Внимание исследователей уже давно привлекли многочисленные отличия (по преимуществу орфографического характера) текста «Слова» в первом издании от Екатерининской копии. Анализ этих разночтений позволяет составить наглядное представление о принципах воспроизведения текста «Слова» издателями: они – в полном соответствии с археографическими традициями своего времени – стремились не столько к буквально точному воспроизведению текста «Слова», с присущим ему, как и всякому древнерусскому тексту, орфографическим разнобоем, описками, неправильностями и т. д., сколько к «исправлению» и унификации его.[ 136 ] Это существенно затрудняет реконструкцию подлинного текста «Слова», но одновременно лишний раз убеждает нас в том, что в руках издателей была древняя рукопись, передача текста которой представляла для них немалые затруднения, ибо возникал ряд вопросов, ответа на которые еще не могла дать ни тогдашняя филология, ни тем более – издательская практика.
136
См.: Лихачев Д. С. История подготовки к печати текста «Слова о полку Игореве» в конце XVIII в. – ТОДРЛ, т. 13. М. – Л., 1957, с. 66–89; Творогов О. В. К вопросу о датировке…, с. 141–158.
Одним из важнейших аргументов в пользу древности и подлинности «Слова» является анализ его лексики и фразеологии. Еще А. С. Орлов справедливо заметил: «…надо безотлагательно привести в ясность и рассмотреть полную наличность данных самого памятника – прежде всего со стороны языка, в самом широком смысле. Язык самое опасное, чем играют без понимания и дискредитируют памятник».[ 137 ] Множество лингвистических наблюдений было сделано в последние годы в трудах В. П. Адриановой-Перетц, В. Л. Виноградовой, А. Н. Котляренко, Д. С. Лихачева, Н. А. Мещерского, Б. А. Ларина и других исследователей.[ 138 ] Был установлен непреложный факт: даже те редкие слова, которые скептики принимали за свидетельства позднего происхождения «Слова», по мере разысканий обнаруживаются либо в древнерусских памятниках старшего периода (как свидетельствует о том «Словарь-справочник „Слова“»), либо в диалектах.[ 139 ] Все это вполне отвечает нашим представлениям о богатстве языковой культуры Киевской Руси, однако писатель XVIII в. (каким представляют себе автора «Слова» скептики) вынужден был бы специально разыскивать эти редкие лексемы в различных текстах и при этом обладать совершенно уникальной коллекцией древнерусских литературных памятников.
137
Орлов А. С. Слово о полку Игореве.
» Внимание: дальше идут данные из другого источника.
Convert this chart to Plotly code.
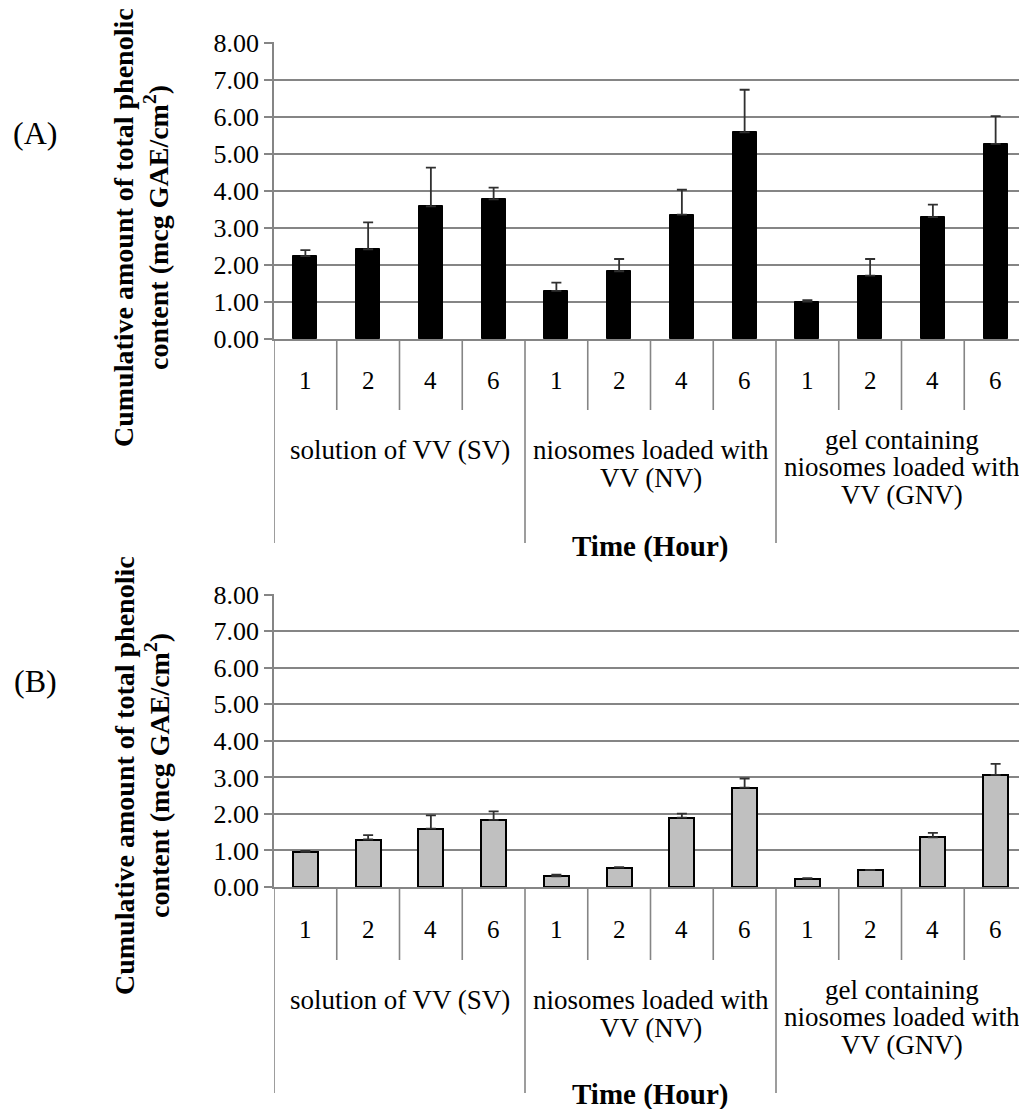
import plotly.graph_objects as go

# ---------------- data ----------------
group_lines = [
    ["solution of VV (SV)"],
    ["niosomes loaded with", "VV (NV)"],
    ["gel containing", "niosomes loaded with", "VV (GNV)"],
]
hours = ["1", "2", "4", "6"]
y_ticks = [0, 1, 2, 3, 4, 5, 6, 7, 8]

a_values = [2.24, 2.42, 3.58, 3.77, 1.30, 1.83, 3.36, 5.58, 1.01, 1.71, 3.29, 5.27]
a_errors = [0.16, 0.73, 1.05, 0.32, 0.22, 0.33, 0.67, 1.15, 0.04, 0.45, 0.34, 0.75]
b_values = [0.96, 1.30, 1.60, 1.84, 0.29, 0.53, 1.90, 2.72, 0.23, 0.46, 1.36, 3.07]
b_errors = [0.03, 0.12, 0.36, 0.23, 0.05, 0.01, 0.11, 0.25, 0.01, 0.01, 0.12, 0.30]

# ---------------- layout geometry ----------------
OFF = 8                      # page body margin
W, H = 1027 - OFF, 1109 - OFF
ML, MT = 274 - OFF, 42 - OFF
MR = 0
ZERO_B = 887 - OFF
MB = H - ZERO_B
PW, PH = W - ML - MR, H - MT - MB

def px2x(px):
    """reference-screen pixel x -> paper x"""
    return (px - OFF - ML) / PW

def py2y(py):
    """reference-screen pixel y -> paper y"""
    return (H - MB - (py - OFF)) / PH

n_cat = len(group_lines) * len(hours)
idx = list(range(n_cat))
FONT = "Liberation Serif"
GRID = "#858585"

fig = go.Figure()

fig.add_trace(go.Bar(
    x=idx, y=a_values, width=0.38,
    marker=dict(color="black", line=dict(color="black", width=1)),
    error_y=dict(type="data", array=a_errors, arrayminus=[0] * n_cat, symmetric=False,
                 color="#303030", thickness=1.8, width=5),
    xaxis="x", yaxis="y", showlegend=False,
))
fig.add_trace(go.Bar(
    x=idx, y=b_values, width=0.40,
    marker=dict(color="#c0c0c0", line=dict(color="black", width=2)),
    error_y=dict(type="data", array=b_errors, arrayminus=[0] * n_cat, symmetric=False,
                 color="#303030", thickness=1.8, width=5),
    xaxis="x2", yaxis="y2", showlegend=False,
))

dom_a = [py2y(339), 1.0]
dom_b = [0.0, py2y(594)]

yax = dict(range=[0, 8.02], tickvals=y_ticks, tickformat=".2f",
           showgrid=True, gridcolor=GRID, gridwidth=1.6,
           showline=True, linecolor=GRID, linewidth=1.6,
           ticks="outside", ticklen=8, tickcolor=GRID, tickwidth=1.6,
           tickfont=dict(family=FONT, size=26, color="black"), zeroline=False,
           fixedrange=True)
xax = dict(range=[-0.5, n_cat - 0.5], showticklabels=False, showgrid=False,
           zeroline=False, showline=True, linecolor=GRID, linewidth=1.6, ticks="")

fig.update_layout(
    width=W, height=H,
    margin=dict(l=ML, r=MR, t=MT, b=MB, pad=0),
    paper_bgcolor="white", plot_bgcolor="white",
    bargap=0,
    xaxis=dict(**xax, domain=[0, 1], anchor="y"),
    yaxis=dict(**yax, domain=dom_a, anchor="x"),
    xaxis2=dict(**xax, domain=[0, 1], anchor="y2"),
    yaxis2=dict(**yax, domain=dom_b, anchor="x2"),
)

shapes = []
annotations = []
panels = [("x", 339, "(A)", 0), ("x2", 887, "(B)", 2)]
group_offsets = [[111], [111, 139], [101, 128, 156]]
for xr, zero_px, label, extra in panels:
    # separators between hours
    for g in range(len(group_lines)):
        for h in range(1, len(hours)):
            xb = g * len(hours) + h - 0.5
            shapes.append(dict(type="line", xref=xr, yref="paper", x0=xb, x1=xb,
                               y0=py2y(zero_px), y1=py2y(zero_px + 71 + extra),
                               line=dict(color=GRID, width=1.6)))
    # separators between groups
    for g in range(len(group_lines) + 1):
        xb = g * len(hours) - 0.5
        shapes.append(dict(type="line", xref=xr, yref="paper", x0=xb, x1=xb,
                           y0=py2y(zero_px), y1=py2y(zero_px + 204 + extra),
                           line=dict(color=GRID, width=1.6)))
    # hour labels
    for i in idx:
        annotations.append(dict(text=hours[i % len(hours)], xref=xr, yref="paper", x=i,
                                y=py2y(zero_px + 41 + extra), showarrow=False,
                                yanchor="middle",
                                font=dict(family=FONT, size=25, color="black")))
    # group labels
    for g, lines in enumerate(group_lines):
        xc = g * len(hours) + (len(hours) - 1) / 2
        for ln, off in zip(lines, group_offsets[g]):
            annotations.append(dict(text=ln, xref=xr, yref="paper", x=xc,
                                    y=py2y(zero_px + off + extra), showarrow=False,
                                    yanchor="middle",
                                    font=dict(family=FONT, size=27, color="black")))
    # x axis title
    annotations.append(dict(text="<b>Time (Hour)</b>", xref="paper", yref="paper",
                            x=0.5, y=py2y(zero_px + 207), showarrow=False,
                            yanchor="middle", font=dict(family=FONT, size=29, color="black")))
    # y axis title (two lines)
    yc = py2y(zero_px - 111)
    annotations.append(dict(text="<b>Cumulative amount of total phenolic</b>", xref="paper",
                            yref="paper", x=px2x(124), y=yc, textangle=-90, showarrow=False,
                            xanchor="center", yanchor="middle",
                            font=dict(family=FONT, size=28, color="black")))
    annotations.append(dict(text="<b>content (mcg GAE/cm<sup>2</sup>)</b>", xref="paper",
                            yref="paper", x=px2x(157), y=yc, textangle=-90, showarrow=False,
                            xanchor="center", yanchor="middle",
                            font=dict(family=FONT, size=28, color="black")))
    # panel label
    annotations.append(dict(text=label, xref="paper", yref="paper",
                            x=px2x(35), y=py2y(zero_px - 206), showarrow=False,
                            xanchor="center", yanchor="middle",
                            font=dict(family=FONT, size=32, color="black")))

fig.update_layout(shapes=shapes, annotations=annotations)
fig.write_html("out.html")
Изд. 2-е, доп. М. – Л., 1946, с. 212.
138
Особенно ценный лексико-стилистический комментарий к «Слову» содержит монография В. П. Адриановой-Перетц «„Слово о полку Игореве“ и памятники русской литературы XI–XIII вв.» (Л., 1968) и вышедшие выпуски «Словаря-справочника „Слова о полку Игореве“» (составитель В. Л. Виноградова; вып. 1–5. М. – Л., 1965–1978). Из исследований грамматического строя «Слова» наибольший интерес представляют наблюдения С. П. Обнорского в его монографии «Очерки по истории русского литературного языка старшего периода» (М. – Л., 1946).
139
См.: Козырев В. А. Словарный состав «Слова о полку Игореве» и лексика современных русских народных говоров. – ТОДРЛ, т. 31. М. – Л., 1976, с. 93–103.
Но, пожалуй, самым важным аргументом в пользу древности «Слова» является его соотношение с «Задонщиной». «Задонщина» – это повесть конца XIV или XV в., рассказывающая о победе Руси над силами Мамая на Куликовом поле в 1380 г. Сразу же после обнаружения первого из известных ныне списков «Задонщины» (в 1852 г.) исследователи обратили внимание на чрезвычайное сходство ее со «Словом»: оба памятника обладают не только сходной системой образов, но и имеют многие текстуальные параллели. Открытие «Задонщины», старший из списков которой датируется концом XV в., казалось бы, навсегда решило вопрос о древности «Слова», которому, по всеобщему признанию, «Задонщина» подражала. Однако в 90-х гг. XIX в. была выдвинута версия, что не «Задонщина» подражала «Слову», а, напротив, «Слово» могло быть написано с использованием образной системы «Задонщины».